======== DATASET EXCERPT

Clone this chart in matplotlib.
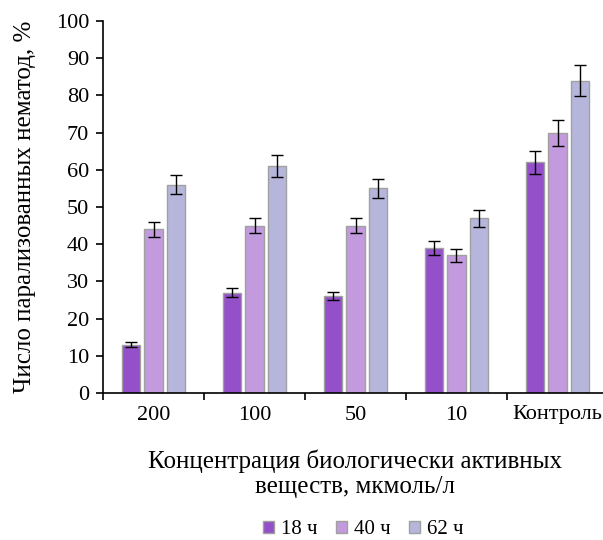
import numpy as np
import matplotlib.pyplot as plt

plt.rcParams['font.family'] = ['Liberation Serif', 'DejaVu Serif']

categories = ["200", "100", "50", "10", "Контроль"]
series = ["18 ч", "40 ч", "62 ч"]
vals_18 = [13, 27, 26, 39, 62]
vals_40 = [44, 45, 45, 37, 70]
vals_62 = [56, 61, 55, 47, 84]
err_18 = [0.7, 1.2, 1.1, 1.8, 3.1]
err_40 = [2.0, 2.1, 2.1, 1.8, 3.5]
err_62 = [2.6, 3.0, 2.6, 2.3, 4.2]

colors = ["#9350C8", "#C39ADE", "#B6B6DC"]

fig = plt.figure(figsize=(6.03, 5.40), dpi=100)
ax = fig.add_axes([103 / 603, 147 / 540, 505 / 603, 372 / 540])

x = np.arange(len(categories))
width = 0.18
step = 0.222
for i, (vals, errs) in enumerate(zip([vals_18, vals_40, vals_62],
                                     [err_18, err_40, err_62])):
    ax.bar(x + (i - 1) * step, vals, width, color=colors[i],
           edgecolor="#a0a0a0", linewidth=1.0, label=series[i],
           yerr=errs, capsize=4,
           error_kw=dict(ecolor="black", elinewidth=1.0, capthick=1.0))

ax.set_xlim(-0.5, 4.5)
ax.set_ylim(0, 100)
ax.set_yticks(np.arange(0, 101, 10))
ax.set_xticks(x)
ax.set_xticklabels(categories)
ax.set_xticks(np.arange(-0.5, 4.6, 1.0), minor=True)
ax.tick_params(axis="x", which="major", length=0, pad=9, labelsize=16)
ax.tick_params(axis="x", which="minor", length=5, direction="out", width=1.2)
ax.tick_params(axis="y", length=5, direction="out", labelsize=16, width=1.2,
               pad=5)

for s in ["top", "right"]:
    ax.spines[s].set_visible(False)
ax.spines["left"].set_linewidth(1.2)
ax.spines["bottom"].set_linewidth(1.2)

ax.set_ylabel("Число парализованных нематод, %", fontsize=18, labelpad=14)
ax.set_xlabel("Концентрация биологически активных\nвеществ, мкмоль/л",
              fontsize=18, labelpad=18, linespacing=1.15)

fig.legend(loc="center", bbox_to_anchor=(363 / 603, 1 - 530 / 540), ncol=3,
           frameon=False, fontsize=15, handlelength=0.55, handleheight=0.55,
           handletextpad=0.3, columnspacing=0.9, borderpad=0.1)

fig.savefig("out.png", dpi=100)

================

(SHORT EXERCISE): Tally up the lines of the listing containing the word "matplotlib". Give only the total.

(FULL ANSWER): 2